Kapitulation vor Wahl

Sie sind selten schön, noch seltener originell, und sie sind derzeit überall - so unübersehbar, dass sie nach Ansicht des ADAC sogar den Straßenverkehr gefährden. Und obwohl sie richtig viel Geld kosten und sich Sozialforscher nicht sicher sind, ob sie überhaupt eine relevante Wirkung haben, glauben doch fast alle Gruppen, Parteien und Kandidaten, dass sie unverzichtbar sind: die Wahlplakate.

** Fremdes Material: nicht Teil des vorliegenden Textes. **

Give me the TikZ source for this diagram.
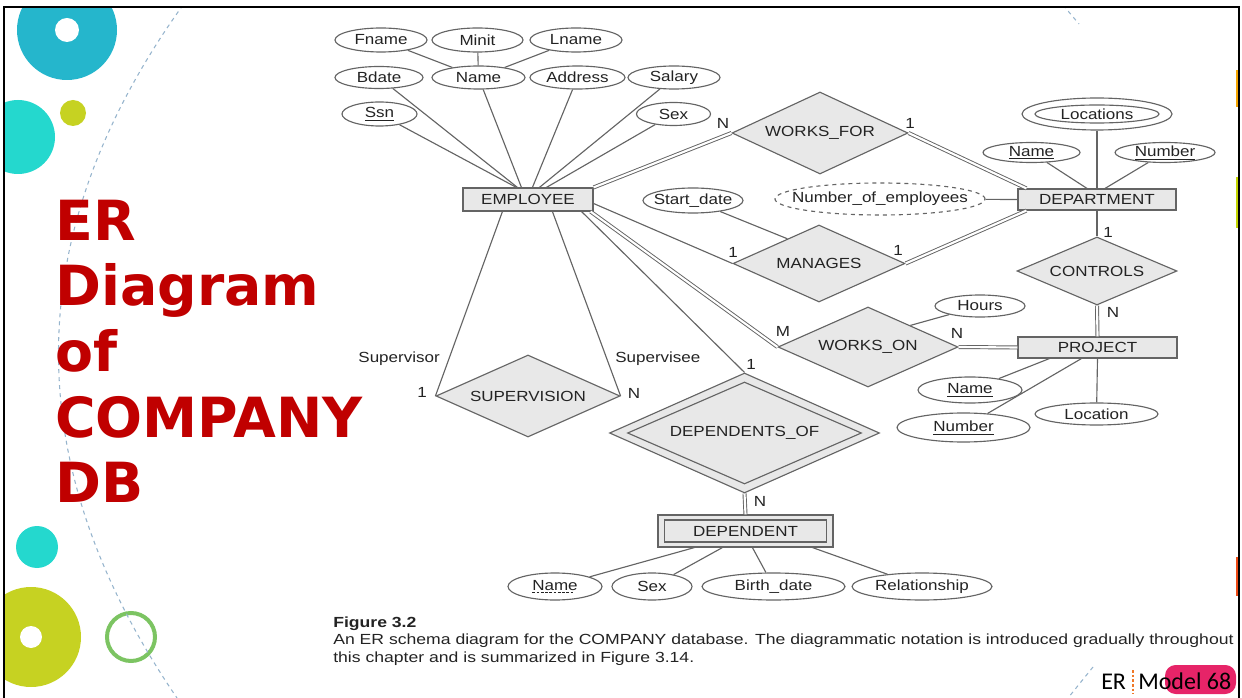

Gerade vor Kommunalwahlen, bei denen neben Räten auch Bürgermeister und Landräte direkt gewählt werden, gibt es kaum einen Laternenmast, von dem nicht ein freundlicher Bewerber dem Wähler entgegengrinst. Am schlimmsten ist die Situation - angesichts von sechs Menschen, die gerne Bürgermeister werden wollen - in Wittlich. Aber auch der Eifelkreis Bitburg-Prüm ist wegen der Landratswahl mit drei Bewerbern und mehreren VG-Bürgermeisterwahlen mit mehreren Kandidaten gepflastert mit Plakaten. Um den Wust unter Kontrolle zu halten, haben viele Städte und Gemeinden Sondernutzungssatzungen, die die Zahl der für jede Gruppe zulässigen Plakate beschränkt. Das klingt sinnvoll, wenn die Satzung denn auch umgesetzt und gegen Verstöße vorgegangen würde. Sicher hätte dies Ärger mit den von etwaigen Aufforderungen zum Entfernen von Plakaten betroffenen Gruppen zur Folge. Aber diesen Ärger müssen die zuständigen Verwaltungen auf sich nehmen, wenn sie glaubwürdiger sein wollen, als ein Wahlversprechen. Es ist absurd, dass die meisten Verantwortlichen in den Rathäusern ausgerechnet diese Regelverstöße einfach hinnehmen, während die Mitarbeiter der zuständigen Ordnungsämter mitten im Plakatchaos weiter fleißig auf der Suche nach Parksündern sind. Warum sollten diese sich an Regeln halten, wenn die, die Regeln machen wollen, es nicht tun?